Unter den Armen und Elenden Berlins

Nun kommt eine Neuauflage, eines Buches, das im Herbst 1887 in Berlin herausgegeben wurde. Peter Graf von “Walde + Graf”, hat es herausgegeben, der Verlag oder eine Agentur hat es mir angeboten und ich die ich ja sehr an den soziologischen Aspekten interessiert bin und auch schon die Sozialreportagen von Max Winter und Egon Erwin Kisch gelesen habe, habe begierig danach gegriffen,  um so mehr da in den kritischen oder patriotischen Blogs, wie sie sich selber nennen, ja viel von Berlin der ZweitausendzehnerJahre zu lesen ist, das nach Ansicht der Autoren von den Grünen kaputt regiert wird und unter den Flüchtlingsströmen versinkt.

Nun es mag in einer so großen Stadt sicher Probleme geben,  1887 gab es die auch und da hat ein junger Journalist Hans Richard Fischer, von dem der Herausgeber schreibt, daß seine vier Bücher vergriffen sind und es nur noch Artikel von ihm in der “Vossischen-Zeitung”, sowie zwei Lebensläufe gibt, die in dem Buch abgedruckt sind, einen Rundgang durch die Armen- und die Siechenhäuser, durch die Cafes, die Straßen gemacht, um die Armen dieser Stadt aufzuspüren und sie ein bißchen ins Licht der Öffentlichkeit zu rücken und da ist interessant, daß Hans Richard Fischer, das eigentlich sehr modern also auch Undercover, wie Günter Wallraff tut, sich also einen alten Anzug, sowie einen zerlumpten Hut aufsetzt und sich im Obdachlosenasyl einquartiert und interessant ist auch, daß er ein sogenanntes “Idiotenhaus” besucht, wie das damals wohl hieß, Sonderschule für geistig Behinderte, sagt man heute auch nicht mehr, aber sie wurden schon damals unterrichtet und der Lehrer hat für sie eigene Zeichnungen angefertig, um ihnen das Rechnen beizubringen.
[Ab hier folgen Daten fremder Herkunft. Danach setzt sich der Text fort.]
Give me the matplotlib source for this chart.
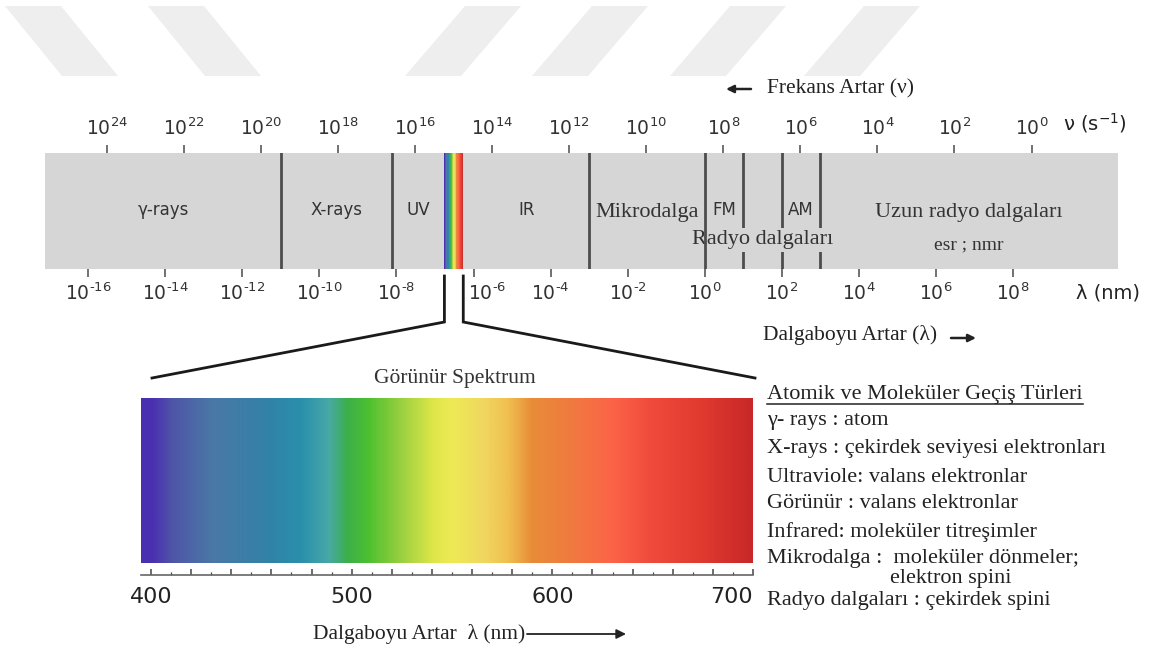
import numpy as np
import matplotlib
matplotlib.use("Agg")
import matplotlib.pyplot as plt
from matplotlib.colors import LinearSegmentedColormap, Normalize
from matplotlib.ticker import MultipleLocator, NullLocator, FuncFormatter
from matplotlib.patches import Polygon
from matplotlib.transforms import ScaledTranslation

W, H = 1156, 652

# elektromanyetik spektrum (ust bant)
dalga_us = [-16, -14, -12, -10, -8, -6, -4, -2, 0, 2, 4, 6, 8]
frekans_us = [24, 22, 20, 18, 16, 14, 12, 10, 8, 6, 4, 2, 0]
isik_hizi = 3e8

bolge_adlari = ["γ-rays", "X-rays", "UV", "IR", "Mikrodalga", "FM", "AM", "Uzun radyo dalgaları"]
bolge_alt = [None, 1e-11, 7.5e-9, 5.4e-7, 1e-3, 1.0, 100.0, 1000.0]
bolge_ust = [1e-11, 7.5e-9, 1.75e-7, 1e-3, 1.0, 10.0, 1000.0, None]
sinirlar = [1e-11, 7.5e-9, 1e-3, 1.0, 10.0, 100.0, 1000.0]
gorunur_bant = [1.75e-7, 5.4e-7]
radyo_bant = [1.0, 1000.0]

# gorunur spektrum
spektrum_nm = [400, 410, 430, 460, 475, 488, 498, 508, 525, 540, 550, 565,
               578, 590, 610, 630, 650, 675, 700]
spektrum_renk = ["#4a30b0", "#4f55a8", "#4a78a6", "#3083a8", "#2a90ac", "#48a8a8",
                 "#3cb048", "#4cc030", "#9cd040", "#dce648", "#eeea55", "#f0d860",
                 "#f0c050", "#e88c38", "#f07a40", "#fc6448", "#f04a3c", "#e03a30", "#c82828"]

gecis_basligi = "Atomik ve Moleküler Geçiş Türleri"
gecis_satirlari = [
    "γ- rays : atom",
    "X-rays : çekirdek seviyesi elektronları",
    "Ultraviole: valans elektronlar",
    "Görünür : valans elektronlar",
    "Infrared: moleküler titreşimler",
    "Mikrodalga :  moleküler dönmeler;",
    "elektron spini",
    "Radyo dalgaları : çekirdek spini",
]

SERIF = ["Liberation Serif", "DejaVu Serif"]
SANS = ["DejaVu Sans"]
GRI = "#d6d6d6"


def us_etiket(e):
    return r"$10^{\text{" + str(e) + "}}$"


fig = plt.figure(figsize=(W / 100, H / 100), dpi=100)


def px_axes(x0, y0, x1, y1):
    return fig.add_axes([x0 / W, 1 - y1 / H, (x1 - x0) / W, (y1 - y0) / H])


# ust bant
ax = px_axes(45, 153, 1118, 269)
ax.set_xscale("log")
ax.set_xlim(10 ** -17.12, 10 ** 10.72)
ax.set_ylim(0, 1)
ax.set_facecolor(GRI)
for s in ax.spines.values():
    s.set_visible(False)
ax.set_yticks([])
ax.set_xticks([10.0 ** e for e in dalga_us])
ax.set_xticklabels([us_etiket(e) for e in dalga_us])
ax.xaxis.set_minor_locator(NullLocator())
ax.tick_params(axis="x", direction="out", length=6, width=1.3, color="#666",
               labelsize=13.5, labelcolor="#333", pad=4)
# 10^-6 etiketi cizginin sagina kaydirilmis
lbl6 = ax.get_xticklabels()[dalga_us.index(-6)]
lbl6.set_transform(lbl6.get_transform() + ScaledTranslation(0.14, 0, fig.dpi_scale_trans))

for x in sinirlar:
    ax.axvline(x, color="#4d4d4d", lw=2, zorder=5 if x == radyo_bant[0] else 3)

norm = Normalize(400, 700)
cmap = LinearSegmentedColormap.from_list(
    "gorunur", list(zip(norm(np.array(spektrum_nm)), spektrum_renk)))

xe = np.geomspace(gorunur_bant[0], gorunur_bant[1], 80)
ax.pcolormesh(xe, [0, 1], np.linspace(400, 700, 79)[None, :], cmap=cmap, norm=norm, zorder=2)

sec = ax.secondary_xaxis("top", functions=(lambda x: isik_hizi / np.maximum(x, 1e-300),
                                           lambda x: isik_hizi / np.maximum(x, 1e-300)))
sec.set_ticks([10.0 ** e for e in frekans_us], labels=[us_etiket(e) for e in frekans_us])
sec.xaxis.set_minor_locator(NullLocator())
sec.tick_params(axis="x", direction="out", length=6, width=1.3, color="#666",
                labelsize=13.5, labelcolor="#333", pad=4)
sec.spines["top"].set_visible(False)

xmin, xmax = ax.get_xlim()
for ad, lo, hi in zip(bolge_adlari, bolge_alt, bolge_ust):
    lo = xmin if lo is None else lo
    hi = xmax if hi is None else hi
    xm = np.sqrt(lo * hi)
    if ad in ("Mikrodalga", "Uzun radyo dalgaları"):
        ax.text(xm, 0.49, ad, ha="center", va="center", family=SERIF, fontsize=16,
                color="#333", zorder=6)
    else:
        ax.text(xm, 0.51, ad, ha="center", va="center", family=SANS, fontsize=12,
                color="#333", zorder=6)
ax.text(np.sqrt(radyo_bant[0] * radyo_bant[1]), 0.25, "Radyo dalgaları", ha="center",
        va="center", family=SERIF, fontsize=16, color="#333", zorder=4,
        bbox=dict(boxstyle="square,pad=0.1", facecolor=GRI, edgecolor="none"))
ax.text(np.sqrt(1000.0 * xmax), 0.21, "esr ; nmr", ha="center", va="center",
        family=SERIF, fontsize=14, color="#333", zorder=6)

# gorunur spektrum
ax2 = px_axes(141, 398, 753, 563)
xs = np.linspace(395, 700, 800)
ax2.imshow(xs[None, :], extent=(395, 700, 0, 1), aspect="auto", cmap=cmap, norm=norm,
           interpolation="bilinear")
ax2.set_xlim(395, 700)
ax2.set_ylim(0, 1)
for k in ("left", "right", "top"):
    ax2.spines[k].set_visible(False)
ax2.spines["bottom"].set_position(("outward", 8.6))
ax2.spines["bottom"].set_color("#666")
ax2.spines["bottom"].set_linewidth(1.2)
ax2.set_yticks([])
ax2.xaxis.set_major_locator(MultipleLocator(20))
ax2.xaxis.set_minor_locator(MultipleLocator(10))
ax2.xaxis.set_major_formatter(FuncFormatter(lambda v, p: f"{v:.0f}" if round(v) % 100 == 0 else ""))
ax2.tick_params(axis="x", which="major", direction="in", length=4.5, width=1.1, color="#444",
                labelsize=16, labelcolor="#222", pad=9)
ax2.tick_params(axis="x", which="minor", direction="in", length=2.5, width=0.9, color="#444")
for lbl in ax2.get_xticklabels():
    if lbl.get_text() == "700":
        lbl.set_horizontalalignment("right")

# ust katman: yazilar ve baglanti cizgileri
ov = fig.add_axes([0, 0, 1, 1])
ov.set_xlim(0, W)
ov.set_ylim(H, 0)
ov.axis("off")
ov.patch.set_alpha(0)

for xt, xb in [(5, 62), (148, 205), (465, 405), (592, 532), (730, 670), (864, 804)]:
    ov.add_patch(Polygon([(xt, 6), (xt + 56, 6), (xb + 56, 76), (xb, 76)],
                         closed=True, facecolor="#eeeeee", edgecolor="none", zorder=0))


def to_px(a, x, y, tr=None):
    tr = a.transData if tr is None else tr
    dx, dy = tr.transform((x, y))
    return dx, H - dy


xl = to_px(ax, gorunur_bant[0], 0)[0]
xr = to_px(ax, gorunur_bant[1], 0)[0]
sl, st = to_px(ax2, 0, 1, ax2.transAxes)
sr, _ = to_px(ax2, 1, 1, ax2.transAxes)
ov.plot([xl, xl, sl + 11], [276, 322, st - 20], color="#1a1a1a", lw=2,
        solid_joinstyle="miter")
ov.plot([xr, xr, sr + 2], [276, 322, st - 20], color="#1a1a1a", lw=2,
        solid_joinstyle="miter")

ov.annotate("", xy=(726, 89), xytext=(751, 89),
            arrowprops=dict(arrowstyle="-|>", color="#222", lw=1.8, mutation_scale=11,
                            shrinkA=0, shrinkB=0))
ov.text(767, 89, "Frekans Artar (ν)", ha="left", va="center", family=SERIF,
        fontsize=15.5, color="#222")
ov.text(1095, 123, "ν (s$^{-1}$)", ha="center", va="center", family=SANS,
        fontsize=14, color="#222")
ov.text(1108, 293, "λ (nm)", ha="center", va="center", family=SANS,
        fontsize=14, color="#222")
ov.text(763, 335, "Dalgaboyu Artar (λ)", ha="left", va="center", family=SERIF,
        fontsize=15.5, color="#222")
ov.annotate("", xy=(976, 338), xytext=(951, 338),
            arrowprops=dict(arrowstyle="-|>", color="#222", lw=1.8, mutation_scale=11,
                            shrinkA=0, shrinkB=0))
ov.text((sl + sr) / 2 + 8, 379, "Görünür Spektrum", ha="center", va="center",
        family=SERIF, fontsize=15.5, color="#333")
ov.text(313, 634, "Dalgaboyu Artar  λ (nm)", ha="left", va="center", family=SERIF,
        fontsize=15.5, color="#222")
ov.annotate("", xy=(626, 634), xytext=(527, 634),
            arrowprops=dict(arrowstyle="-|>", color="#222", lw=1.3, mutation_scale=14,
                            shrinkA=0, shrinkB=0))

t = ov.text(767, 395, gecis_basligi, ha="left", va="center", family=SERIF,
            fontsize=16, color="#222")
bb = t.get_window_extent(fig.canvas.get_renderer())
ov.plot([bb.x0, bb.x1], [404, 404], color="#222", lw=1.1)

satir_y = [420, 449, 477, 504, 532, 558, 578, 600]
for yy, s in zip(satir_y, gecis_satirlari):
    xx = 890 if s == "elektron spini" else 767
    ov.text(xx, yy, s, ha="left", va="center", family=SERIF, fontsize=16, color="#222")

fig.savefig("out.png", dpi=100)
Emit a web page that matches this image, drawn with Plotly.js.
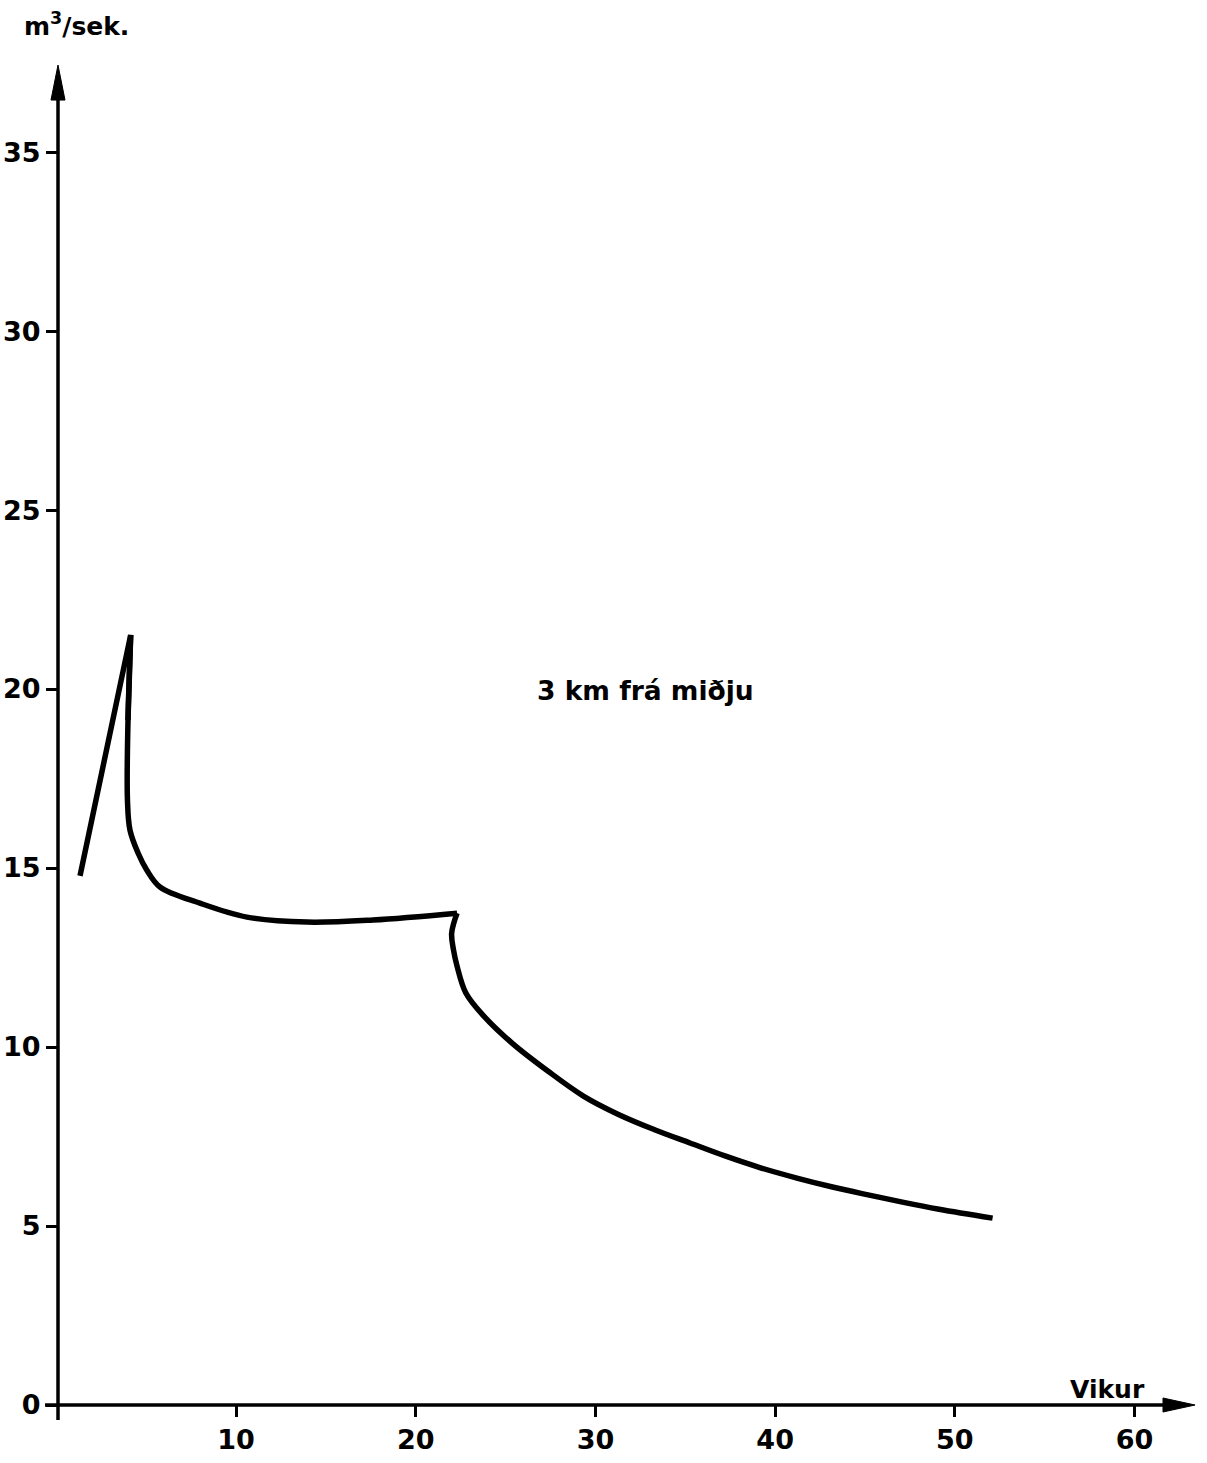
<!DOCTYPE html>
<html>
<head>
<meta charset="utf-8">
<script src="https://cdn.plot.ly/plotly-3.0.1.min.js"></script>
<style>html,body{margin:0;padding:0;background:#fff;}#chart{width:1207px;height:1463px;}</style>
</head>
<body>
<div id="chart"></div>
<script>
// Weeks (Vikur) and flow (m3/sek.), in three pieces
const riseWeeks = [1.32, 4.14, 3.99];
const riseFlow  = [14.78, 21.51, 19.13];
const plateauWeeks = [4.14, 3.99, 3.96, 4.10, 4.55, 5.04, 5.77, 7.99, 10.61, 13.95, 17.62, 22.30];
const plateauFlow  = [21.51, 19.13, 16.90, 16.06, 15.42, 14.94, 14.47, 14.02, 13.63, 13.49, 13.55, 13.74];
const declineWeeks = [22.30, 22.00, 22.10, 22.30, 22.79, 23.78, 25.36, 27.35, 29.33, 31.31, 33.29, 35.26, 37.25, 39.23, 41.21, 43.19, 45.17, 47.15, 49.12, 52.10];
const declineFlow  = [13.74, 13.18, 12.72, 12.26, 11.51, 10.87, 10.11, 9.33, 8.63, 8.11, 7.69, 7.32, 6.95, 6.62, 6.34, 6.09, 5.87, 5.66, 5.47, 5.22];
const xTicks = [10, 20, 30, 40, 50, 60];
const yTicks = [0, 5, 10, 15, 20, 25, 30, 35];
const yLabel = "m<sup>3</sup>/sek.";
const xLabel = "Vikur";
const curveLabel = "3 km frá miðju";

const FONT = "DejaVu Sans, Liberation Sans, sans-serif";

function piece(xs, ys, shape) {
  return {
    x: xs, y: ys, type: "scatter", mode: "lines",
    line: {color: "#000", width: 5.5, shape: shape, smoothing: 1},
    hoverinfo: "skip", showlegend: false
  };
}

const traces = [
  piece(riseWeeks, riseFlow, "linear"),
  piece(plateauWeeks, plateauFlow, "spline"),
  piece(declineWeeks, declineFlow, "spline")
];

const tickFont = {family: FONT, size: 27, color: "#000", weight: "bold"};

const layout = {
  width: 1207, height: 1463,
  margin: {l: 58, r: 0, t: 59, b: 58},
  paper_bgcolor: "#fff", plot_bgcolor: "#fff",
  font: {family: FONT, color: "#000", size: 27},
  xaxis: {
    range: [0.095, 64.03], tickvals: xTicks, ticktext: xTicks.map(String),
    ticks: "outside", ticklen: 11, tickwidth: 3, tickcolor: "#000",
    showgrid: false, zeroline: false, showline: false,
    tickfont: tickFont
  },
  yaxis: {
    range: [0, 37.6], tickvals: yTicks, ticktext: yTicks.map(String),
    ticks: "outside", ticklen: 11, tickwidth: 3, tickcolor: "#000",
    showgrid: false, zeroline: false, showline: false,
    tickfont: tickFont
  },
  shapes: [
    // y axis line
    {type: "line", xref: "paper", yref: "paper", x0: 0, x1: 0, y0: -0.0111, y1: 0.975, line: {color: "#000", width: 3.5}},
    // y arrow head
    {type: "path", xref: "paper", yref: "paper", path: "M -0.0061 0.9695 L 0 0.9955 L 0.0061 0.9695 Z", fillcolor: "#000", line: {color: "#000", width: 1}},
    // x axis line
    {type: "line", xref: "paper", yref: "paper", x0: -0.0113, x1: 0.97, y0: 0, y1: 0, line: {color: "#000", width: 3.5}},
    // x arrow head
    {type: "path", xref: "paper", yref: "paper", path: "M 0.9617 -0.0052 L 0.9896 0 L 0.9617 0.0052 Z", fillcolor: "#000", line: {color: "#000", width: 1}}
  ],
  annotations: [
    {text: yLabel, xref: "paper", yref: "paper", x: 0.0165, y: 1.026, xanchor: "center", yanchor: "middle", showarrow: false, font: {family: FONT, size: 25, color: "#000", weight: "bold"}},
    {text: xLabel, xref: "paper", yref: "paper", x: 0.913, y: 0.0115, xanchor: "center", yanchor: "middle", showarrow: false, font: {family: FONT, size: 25, color: "#000", weight: "bold"}},
    {text: curveLabel, xref: "x", yref: "y", x: 32.8, y: 19.97, xanchor: "center", yanchor: "middle", showarrow: false, font: {family: FONT, size: 26.5, color: "#000", weight: "bold"}}
  ]
};

Plotly.newPlot("chart", traces, layout, {staticPlot: true, displayModeBar: false});
</script>
</body>
</html>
Geistige Heime für gefallene Mädchen gab es auch, die von geistigen Schwestern bewacht, nähen und waschen lernten und fromme Lieder sangen und das sogenannte Arbeitshaus, in das die eingeliefert wurden, die mehr als fünf Tage im Monat, das Obdachlosenasyl aufsuchten, also angeblich arbeitsscheu waren oder sich durch Betteln durchs Leben brachten. Dort hatten sie Arbeit, aber auch saubere Kleidung und Essen und wenn sie dann nach drei Monaten oder zwei Jahren je nach Schärfe ihres Vergehens entlassen wurden, hatten sie meist wieder keine Wahl, als zu betteln und das Obdachlosenasyl aufzusuchen.

Ein Cafehaus wird besucht, kein Wiener, wie Hans Richard Fischer schreibt und die Straße, wo die Prostituierten nach ihren Freiern suchen, noch ein Irrenhaus, wo  laut dem Direktor auch einige sehr begabte Kinder herumliefen, aber das war schon in der Besserungsanstalt und am Schluß geht es zuerst in Siechenhaus, wo ein damals sehr berühmter Dichter, der den “Schiller-Preis” bekommen hat, dahinvegiterte und Hans Richard Fischer sich wunderte, daß die Stadt keinen anderen Unterhalt für ihren einstmal großen Sohn hat und ins Leichenschauhaus, die “Morgue”, wo die Toten landen.

Das Buch ist in einer etwas altmodischen Manier gestaltet, die damalige Orthographie wurde beibehalten und zum Lesen sehr zu empfehlen, so daß ich dem Verlag für die Neuauflage und das mich darauf aufmerksam machen, wirklich nur sehr danken kann.